*Entries with chart source code*:
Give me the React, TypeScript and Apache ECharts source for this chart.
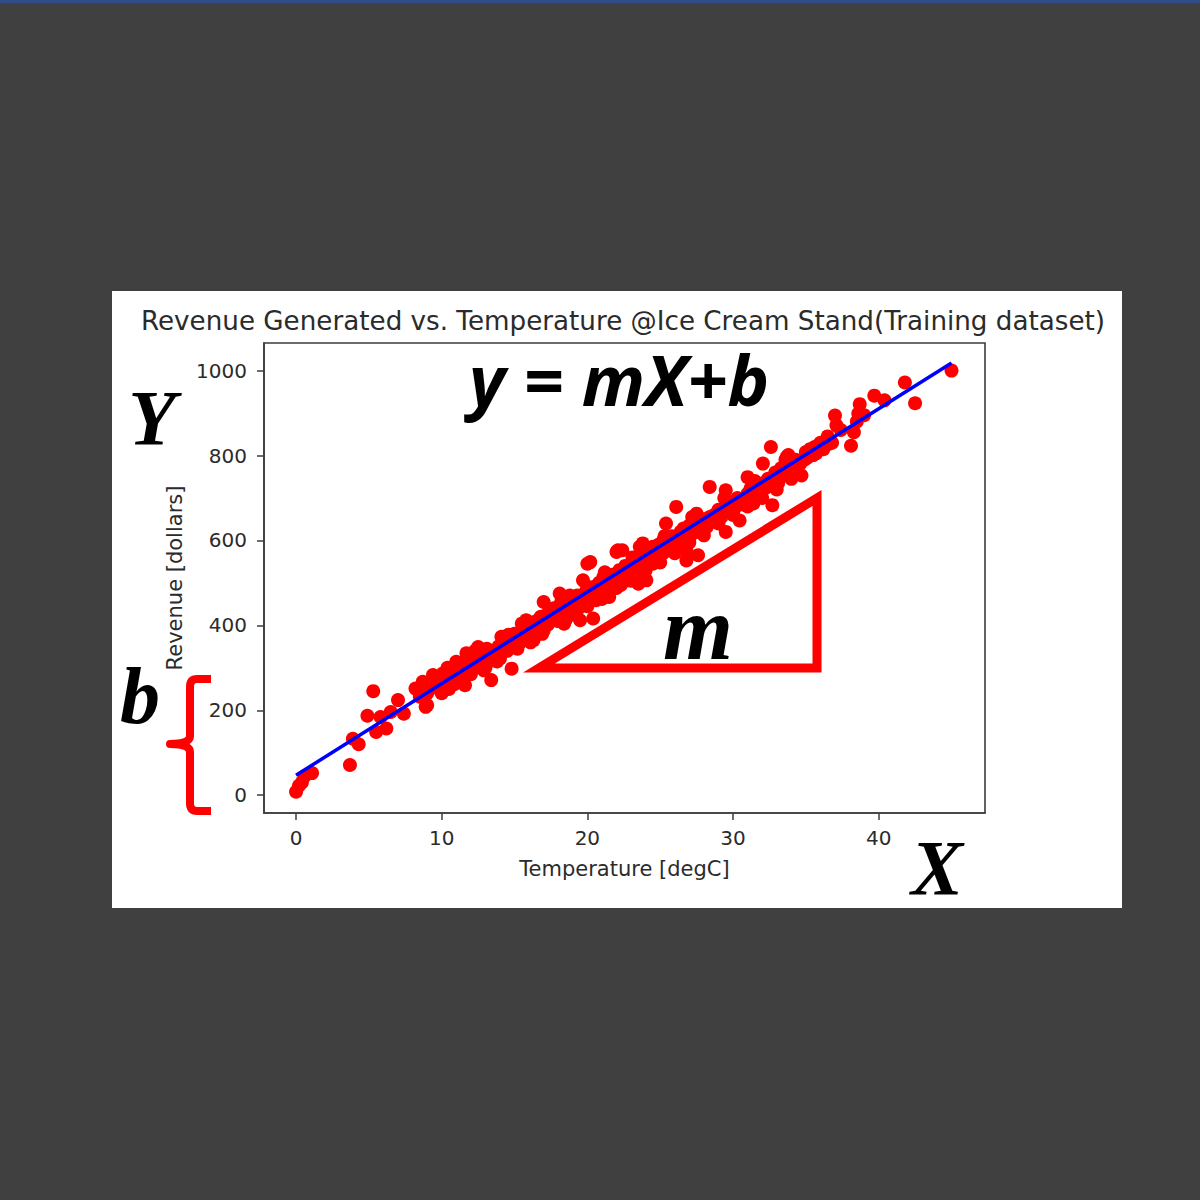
import React, { useEffect, useRef } from "react";
import * as echarts from "echarts";

// Scatter points (temperature in degC, revenue in dollars)
const temperature = [
  0.0, 0.2, 0.4, 1.1, 0.6, 3.7, 3.9, 4.3, 5.3, 4.9, 5.5, 6.2, 5.8, 6.5, 7.0, 7.4, 8.2, 9.0, 8.7, 9.4,
  10.1, 9.9, 11.0, 11.6, 11.7, 12.4, 8.9, 13.4, 14.8, 13.2, 11.2, 12.5, 14.1, 15.5, 12.9, 13.5,
  15.8, 15.5, 16.3, 17.0, 18.1, 17.4, 18.4, 19.5, 20.4, 19.7, 20.0, 20.6, 21.5, 21.1, 22.0, 22.7,
  23.5, 23.8, 23.4, 18.3, 16.5, 20.2, 22.1, 26.1, 26.8,
  27.6, 26.8, 28.4, 29.5, 29.5, 32.7, 32.6, 33.7, 34.7, 35.6, 31.0, 32.05, 23.1, 24.5, 25.2, 27.5,
  28.2, 30.45, 31.4, 31.8, 25.4, 26.6, 23.6, 22.4, 22.2, 24.05, 33.2,
  45.0, 41.8, 42.5, 39.7, 40.4, 38.7, 38.6, 37.0, 37.1, 38.3, 38.1, 36.6, 35.9, 35.0, 33.8, 33.4, 35.5,
  9.2, 9.6, 10.3, 10.7, 10.5, 11.3, 11.8, 12.1, 12.6, 12.9, 13.1, 13.6, 13.9, 14.3, 14.5, 14.7, 15.0,
  15.3, 15.7, 16.0, 16.2, 16.5, 16.8, 17.2, 17.5, 17.8, 18.0, 18.2, 18.6, 18.9, 19.1, 19.3, 19.6,
  19.9, 20.1, 20.3, 20.7, 20.9, 21.3, 21.6, 21.8, 22.1, 22.4, 22.6, 22.9, 23.2, 23.5, 23.7, 24.0,
  24.3, 24.6, 24.9, 25.1, 25.5, 25.8, 26.1, 26.4, 26.7, 27.0, 27.3, 27.7, 28.0, 28.3, 28.7, 29.0,
  29.3, 29.7, 30.0, 30.3, 30.6, 31.0, 31.3, 31.7, 32.1, 32.4, 32.9, 33.3, 33.8, 34.3, 34.9, 35.3,
  36.0, 36.5, 37.4, 38.5, 39.0,
  10.0, 11.0, 12.0, 13.0, 14.0, 15.2, 16.1, 17.0, 18.0, 19.0, 20.0, 21.0, 22.0, 23.0, 24.0, 25.0,
  26.0, 27.0, 28.0, 29.0, 30.0, 31.0, 32.0, 33.0, 34.0,
  12.3, 14.6, 16.8, 18.8, 21.2, 23.1, 25.3, 27.2, 29.4, 31.5, 33.6,
  8.5, 9.0, 9.8, 10.4, 10.9, 11.4, 11.9, 12.2, 12.7, 13.3, 13.8, 14.2, 14.9, 15.4, 15.9, 16.4,
  16.9, 17.3, 17.7, 18.2, 18.5, 19.0, 19.4, 19.8, 20.2, 20.5, 20.8, 21.1, 21.5, 21.9, 22.3, 22.7,
  23.0, 23.3, 23.8, 24.2, 24.5, 24.8, 25.2, 25.6, 26.0, 26.3, 26.8, 27.1, 27.5, 27.9, 28.4, 28.8,
  29.2, 29.6, 30.1, 30.5, 30.9, 31.2, 31.6, 32.0, 32.3, 32.8, 33.1, 33.5, 34.1, 34.6, 35.1, 35.7,
  36.2, 36.8,
];
const revenue = [
  8, 22, 30, 52, 45, 71, 133, 120, 245, 187, 149, 157, 184, 196, 224, 192, 251, 212, 267, 283,
  287, 255, 314, 259, 334, 341, 208, 271, 298, 318, 310, 349, 373, 404, 294, 318,
  412, 377, 365, 455, 475, 420, 404, 412, 416, 506, 545, 459, 467, 514, 573, 506,
  498, 593, 553, 443, 404, 549, 577, 679, 553,
  565, 577, 726, 718, 620, 683, 820, 797, 753, 820, 749, 781, 514, 545, 600, 663,
  632, 647, 687, 718, 640, 628, 585, 577, 530, 506, 749,
  1000, 972, 923, 941, 930, 921, 899, 894, 871, 855, 823, 828, 824, 808, 801, 753, 801,
  250, 262, 268, 285, 250, 290, 300, 312, 318, 330, 345, 335, 350, 355, 340, 362, 380,
  370, 388, 398, 385, 410, 402, 425, 430, 415, 440, 455, 448, 430, 462, 470, 455,
  480, 472, 490, 495, 480, 505, 498, 520, 510, 525, 540, 530, 545, 560, 548, 565,
  575, 568, 590, 580, 598, 610, 600, 620, 612, 635, 628, 645, 650, 640, 660, 672,
  665, 680, 690, 700, 685, 710, 705, 725, 735, 745, 760, 770, 780, 790, 790, 815,
  830, 845, 860, 880, 895,
  240, 275, 285, 300, 322, 345, 360, 388, 410, 425, 445, 462, 488, 505, 530, 548,
  570, 595, 612, 640, 660, 680, 700, 720, 745,
  340, 378, 420, 470, 525, 560, 610, 655, 700, 740, 790,
  232, 240, 270, 300, 262, 282, 325, 298, 305, 330, 315, 338, 365, 360, 372, 395,
  380, 402, 440, 425, 412, 445, 440, 462, 460, 475, 500, 488, 480, 500, 495, 518,
  520, 535, 528, 548, 585, 560, 570, 580, 590, 605, 598, 612, 620, 635, 655, 645,
  655, 690, 675, 690, 695, 722, 700, 718, 725, 738, 735, 760, 770, 780, 795, 805,
  815, 830,
];

// Fitted regression line end points
const fitX = [0, 45];
const fitY = [47, 1018];

// Tick values
const xTicks = [0, 10, 20, 30, 40];
const yTicks = [0, 200, 400, 600, 800, 1000];

const braceD =
  "M 211 679 L 197 679 Q 190 679 190 687 L 190 736 Q 190 744 170 744 Q 190 744 190 752 L 190 803 Q 190 811 197 811 L 211 811";

let registered = false;

export default function App() {
  const ref = useRef<HTMLDivElement>(null);

  useEffect(() => {
    if (!ref.current) return;
    if (!registered) {
      echarts.graphic.registerShape("brace", echarts.graphic.extendPath(braceD, {}));
      registered = true;
    }
    const chart = echarts.init(ref.current, null, { renderer: "svg" });
    const points = temperature.map((t, i) => [t, revenue[i]]);
    const line = fitX.map((x, i) => [x, fitY[i]]);
    const textColor = "#2b2b2b";
    const axisColor = "#3c3c3c";

    chart.setOption({
      animation: false,
      backgroundColor: "#404040",
      textStyle: { fontFamily: "DejaVu Sans" },
      grid: {
        left: 264,
        top: 343,
        right: 215,
        bottom: 387,
        show: true,
        borderColor: axisColor,
        borderWidth: 1.6,
        backgroundColor: "transparent",
      },
      xAxis: {
        type: "value",
        min: -2.2,
        max: 47.3,
        name: "Temperature [degC]",
        nameLocation: "middle",
        nameGap: 45,
        nameTextStyle: { fontSize: 21, color: textColor, fontFamily: "DejaVu Sans" },
        axisLine: { show: true, onZero: false, lineStyle: { color: axisColor, width: 1.6 } },
        axisTick: { show: true, length: 7, customValues: xTicks, lineStyle: { color: axisColor, width: 1.5 } },
        axisLabel: {
          customValues: xTicks,
          fontSize: 20,
          color: textColor,
          margin: 15,
          fontFamily: "DejaVu Sans",
          formatter: (v: number) => String(v),
        },
        splitLine: { show: false },
      },
      yAxis: {
        type: "value",
        min: -42,
        max: 1065,
        name: "Revenue [dollars]",
        nameLocation: "middle",
        nameGap: 74,
        nameTextStyle: { fontSize: 21, color: textColor, fontFamily: "DejaVu Sans" },
        axisLine: { show: true, onZero: false, lineStyle: { color: axisColor, width: 1.6 } },
        axisTick: { show: true, length: 7, customValues: yTicks, lineStyle: { color: axisColor, width: 1.5 } },
        axisLabel: {
          customValues: yTicks,
          fontSize: 20,
          color: textColor,
          margin: 17,
          fontFamily: "DejaVu Sans",
          formatter: (v: number) => String(v),
        },
        splitLine: { show: false },
      },
      series: [
        {
          type: "scatter",
          data: points,
          symbol: "circle",
          symbolSize: 14,
          itemStyle: { color: "#ff0000", opacity: 1 },
          z: 2,
        },
        {
          type: "line",
          data: line,
          symbol: "none",
          lineStyle: { color: "#0000ff", width: 3.5 },
          z: 3,
        },
      ],
      graphic: [
        { type: "rect", z: -10, shape: { x: 0, y: 0, width: 1200, height: 3 }, style: { fill: "#2f4d86" } },
        { type: "rect", z: -10, shape: { x: 112, y: 291, width: 1010, height: 617 }, style: { fill: "#ffffff" } },
        {
          type: "text",
          z: 50,
          x: 623,
          y: 321,
          style: {
            text: "Revenue Generated vs. Temperature @Ice Cream Stand(Training dataset)",
            fontFamily: "DejaVu Sans",
            fontSize: 26.2,
            fill: textColor,
            align: "center",
            verticalAlign: "middle",
          },
        },
        {
          type: "text",
          z: 100,
          x: 619,
          y: 379,
          style: {
            text: "y = mX+b",
            fontFamily: "Open Sans",
            fontWeight: "bold",
            fontStyle: "italic",
            fontSize: 70,
            fill: "#000000",
            align: "center",
            verticalAlign: "middle",
          },
        },
        {
          type: "text",
          z: 100,
          x: 152,
          y: 417,
          style: {
            text: "Y",
            fontFamily: "Liberation Serif",
            fontWeight: "bold",
            fontStyle: "italic",
            fontSize: 78,
            fill: "#000000",
            align: "center",
            verticalAlign: "middle",
          },
        },
        {
          type: "text",
          z: 100,
          x: 140,
          y: 696,
          style: {
            text: "b",
            fontFamily: "Liberation Serif",
            fontWeight: "bold",
            fontStyle: "italic",
            fontSize: 80,
            fill: "#000000",
            align: "center",
            verticalAlign: "middle",
          },
        },
        {
          type: "text",
          z: 100,
          x: 937,
          y: 867,
          style: {
            text: "X",
            fontFamily: "Liberation Serif",
            fontWeight: "bold",
            fontStyle: "italic",
            fontSize: 78,
            fill: "#000000",
            align: "center",
            verticalAlign: "middle",
          },
        },
        {
          type: "text",
          z: 100,
          x: 698,
          y: 628,
          style: {
            text: "m",
            fontFamily: "Liberation Serif",
            fontWeight: "bold",
            fontStyle: "italic",
            fontSize: 90,
            fill: "#000000",
            align: "center",
            verticalAlign: "middle",
          },
        },
        {
          type: "polygon",
          z: 100,
          shape: { points: [[539, 668], [817, 668], [817, 498]] },
          style: { fill: "none", stroke: "#ff0000", lineWidth: 9, lineJoin: "miter", miterLimit: 10 },
        },
        {
          type: "brace",
          z: 100,
          x: 0,
          y: 0,
          style: { fill: "none", stroke: "#ff0000", lineWidth: 8, lineJoin: "round", lineCap: "butt" },
        },
      ],
    });
    return () => chart.dispose();
  }, []);

  return (
    <div
      ref={ref}
      style={{ position: "absolute", left: 0, top: 0, width: 1200, height: 1200 }}
    />
  );
}
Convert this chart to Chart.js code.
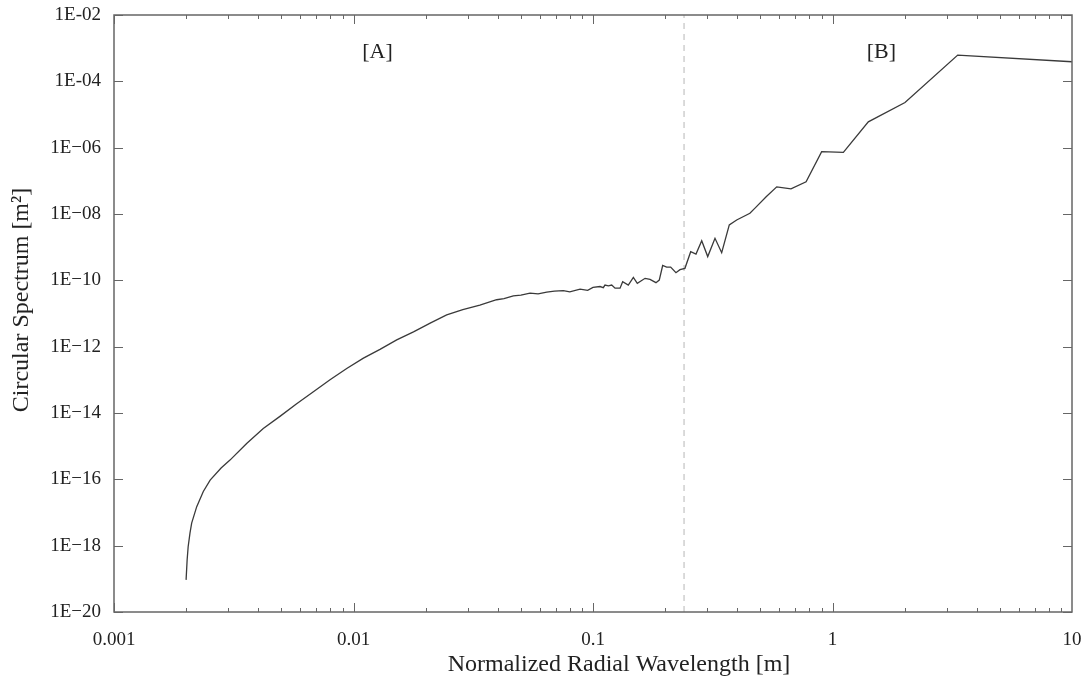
<!DOCTYPE html>
<html>
<head>
<meta charset="utf-8">
<script src="https://cdn.jsdelivr.net/npm/chart.js@4.4.1/dist/chart.umd.min.js"></script>
<style>
  html, body { margin: 0; padding: 0; background: #fff; }
  #wrap { width: 1088px; height: 680px; }
</style>
</head>
<body>
<div id="wrap"><canvas id="spectrumChart"></canvas></div>
<script>
// axis ticks
const xTickValues = [0.001, 0.01, 0.1, 1, 10];
const xTickLabels = ["0.001", "0.01", "0.1", "1", "10"];
const yTickValues = [1e-2, 1e-4, 1e-6, 1e-8, 1e-10, 1e-12, 1e-14, 1e-16, 1e-18, 1e-20];
const yTickLabels = ["1E-02", "1E-04", "1E\u221206", "1E\u221208", "1E\u221210", "1E\u221212",
  "1E\u221214", "1E\u221216", "1E\u221218", "1E\u221220"];

const wavelength = [
  0.0020, 0.00202, 0.00204, 0.002076, 0.00211, 0.002215, 0.00236, 0.00252, 0.0028, 0.00305,
  0.00358, 0.0042, 0.00493, 0.00579, 0.0068, 0.00798, 0.00937, 0.011, 0.0129, 0.01515,
  0.0178, 0.0209, 0.0245, 0.0286, 0.0337, 0.0396, 0.0425, 0.0465, 0.050, 0.0546,
  0.059, 0.0641, 0.069, 0.0752, 0.080, 0.0883, 0.095, 0.100, 0.107, 0.1104,
  0.1122, 0.1159, 0.1197, 0.1236, 0.1297, 0.133, 0.1404, 0.1474, 0.1531, 0.165,
  0.173, 0.1832, 0.1891, 0.1954, 0.203, 0.211, 0.222, 0.2308, 0.242, 0.2558,
  0.2692, 0.2844, 0.3013, 0.3231, 0.3446, 0.3707, 0.398, 0.452, 0.4747, 0.5285,
  0.585, 0.671, 0.7757, 0.901, 1.11, 1.411, 2.008, 3.333, 10
];
const spectrum = [
  9.3e-20, 3.7e-19, 9.3e-19, 2.4e-18, 4.8e-18, 1.5e-17, 4.3e-17, 9.5e-17, 2.2e-16, 3.8e-16,
  1.2e-15, 3.4e-15, 7.9e-15, 1.9e-14, 4.4e-14, 1.0e-13, 2.2e-13, 4.5e-13, 8.3e-13, 1.6e-12,
  2.8e-12, 5.1e-12, 9.1e-12, 1.3e-11, 1.8e-11, 2.6e-11, 2.8e-11, 3.4e-11, 3.6e-11, 4.1e-11,
  3.9e-11, 4.4e-11, 4.7e-11, 4.9e-11, 4.5e-11, 5.4e-11, 5.0e-11, 6.1e-11, 6.5e-11, 6.0e-11,
  7.2e-11, 6.8e-11, 7.2e-11, 5.8e-11, 5.8e-11, 9.1e-11, 7.2e-11, 1.23e-10, 8.1e-11, 1.15e-10,
  1.07e-10, 8.5e-11, 1.02e-10, 2.8e-10, 2.5e-10, 2.5e-10, 1.7e-10, 2.1e-10, 2.3e-10, 7.3e-10,
  6.2e-10, 1.57e-9, 5.2e-10, 1.85e-9, 6.8e-10, 4.7e-9, 6.6e-9, 1.05e-8, 1.5e-8, 3.3e-8,
  6.6e-8, 5.7e-8, 9.4e-8, 7.6e-7, 7.2e-7, 6.0e-6, 2.3e-5, 6.2e-4, 3.9e-4
];

const dividerX = 0.24;
const regionLabels = ["[A]", "[B]"];
const regionLabelX = [0.0126, 1.6];
const regionLabelY = 7.7e-4;

const xTitle = "Normalized Radial Wavelength [m]";
const yTitle = "Circular Spectrum [m\u00b2]";

const SERIF = "'Liberation Serif', 'DejaVu Serif', serif";
const TEXT = "#222";
const FRAME = "#666";

// frame, inward ticks, titles and region labels
const framePlugin = {
  id: "frame",
  afterDraw(chart) {
    const { ctx, chartArea: a, scales } = chart;
    const xs = scales.x, ys = scales.y;
    ctx.save();
    ctx.strokeStyle = FRAME;
    ctx.lineWidth = 1.5;
    ctx.strokeRect(a.left, a.top, a.right - a.left, a.bottom - a.top);

    ctx.lineWidth = 1;
    ctx.beginPath();
    for (let d = -3; d <= 0; d++) {
      for (let m = 1; m <= 9; m++) {
        const px = Math.round(xs.getPixelForValue(m * Math.pow(10, d))) + 0.5;
        const len = m === 1 ? 9 : 4;
        ctx.moveTo(px, a.bottom); ctx.lineTo(px, a.bottom - len);
        ctx.moveTo(px, a.top); ctx.lineTo(px, a.top + len);
      }
    }
    yTickValues.forEach((v) => {
      const py = Math.round(ys.getPixelForValue(v)) + 0.5;
      ctx.moveTo(a.left, py); ctx.lineTo(a.left + 9, py);
      ctx.moveTo(a.right, py); ctx.lineTo(a.right - 9, py);
    });
    ctx.stroke();

    ctx.fillStyle = TEXT;
    ctx.textAlign = "center";
    ctx.textBaseline = "middle";
    ctx.font = "24px " + SERIF;
    ctx.fillText(xTitle, 619, 665);

    ctx.save();
    ctx.translate(22, 300);
    ctx.rotate(-Math.PI / 2);
    ctx.fillText(yTitle, 0, 0);
    ctx.restore();

    ctx.font = "22px " + SERIF;
    regionLabels.forEach((txt, i) => {
      ctx.fillText(txt, xs.getPixelForValue(regionLabelX[i]), ys.getPixelForValue(regionLabelY));
    });
    ctx.restore();
  },
};

function buildChart() {
  const el = document.getElementById("spectrumChart");
  const ctx = el.getContext("2d");
  return new Chart(ctx, {
    type: "line",
    data: {
      datasets: [
        {
          data: wavelength.map((x, i) => ({ x, y: spectrum[i] })),
          borderColor: "#3a3a3a",
          borderWidth: 1.3,
          pointRadius: 0,
          tension: 0,
          fill: false,
        },
        {
          data: [{ x: dividerX, y: 1e-20 }, { x: dividerX, y: 1e-2 }],
          borderColor: "#cfcfcf",
          borderWidth: 1.5,
          borderDash: [6, 5],
          pointRadius: 0,
          fill: false,
        },
      ],
    },
    options: {
      responsive: true,
      maintainAspectRatio: false,
      animation: false,
      layout: { padding: { top: 15, right: 16, left: 0, bottom: 0 } },
      plugins: { legend: { display: false }, tooltip: { enabled: false } },
      scales: {
        x: {
          type: "logarithmic",
          min: 0.001,
          max: 10,
          grid: { display: false, drawTicks: false },
          border: { display: false },
          afterBuildTicks: (s) => { s.ticks = xTickValues.map((v) => ({ value: v })); },
          afterFit: (s) => { s.height = 68; s.paddingLeft = 0; s.paddingRight = 0; },
          ticks: {
            autoSkip: false,
            maxRotation: 0,
            padding: 17,
            color: TEXT,
            font: { family: SERIF, size: 19 },
            callback: (v) => xTickLabels[xTickValues.indexOf(v)] ?? "",
          },
        },
        y: {
          type: "logarithmic",
          min: 1e-20,
          max: 1e-2,
          grid: { display: false, drawTicks: false },
          border: { display: false },
          afterBuildTicks: (s) => { s.ticks = yTickValues.map((v) => ({ value: v })); },
          afterFit: (s) => { s.width = 114; s.paddingTop = 0; s.paddingBottom = 0; },
          ticks: {
            autoSkip: false,
            padding: 13,
            color: TEXT,
            font: { family: SERIF, size: 19 },
            callback: (v) => {
              const i = yTickValues.findIndex((t) => Math.abs(Math.log10(t) - Math.log10(v)) < 1e-6);
              return i >= 0 ? yTickLabels[i] : "";
            },
          },
        },
      },
    },
    plugins: [framePlugin],
  });
}

document.addEventListener("DOMContentLoaded", buildChart);
</script>
</body>
</html>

*Description of the task*: Reproduce only the lines from the beginning of the data through the line that contains "import * as", both included, and please drop the pictures.

*Response below*:
Give me the React, TypeScript and Apache ECharts source for this chart.
import React, { useEffect, useRef } from "react";
import * as echarts from "echarts";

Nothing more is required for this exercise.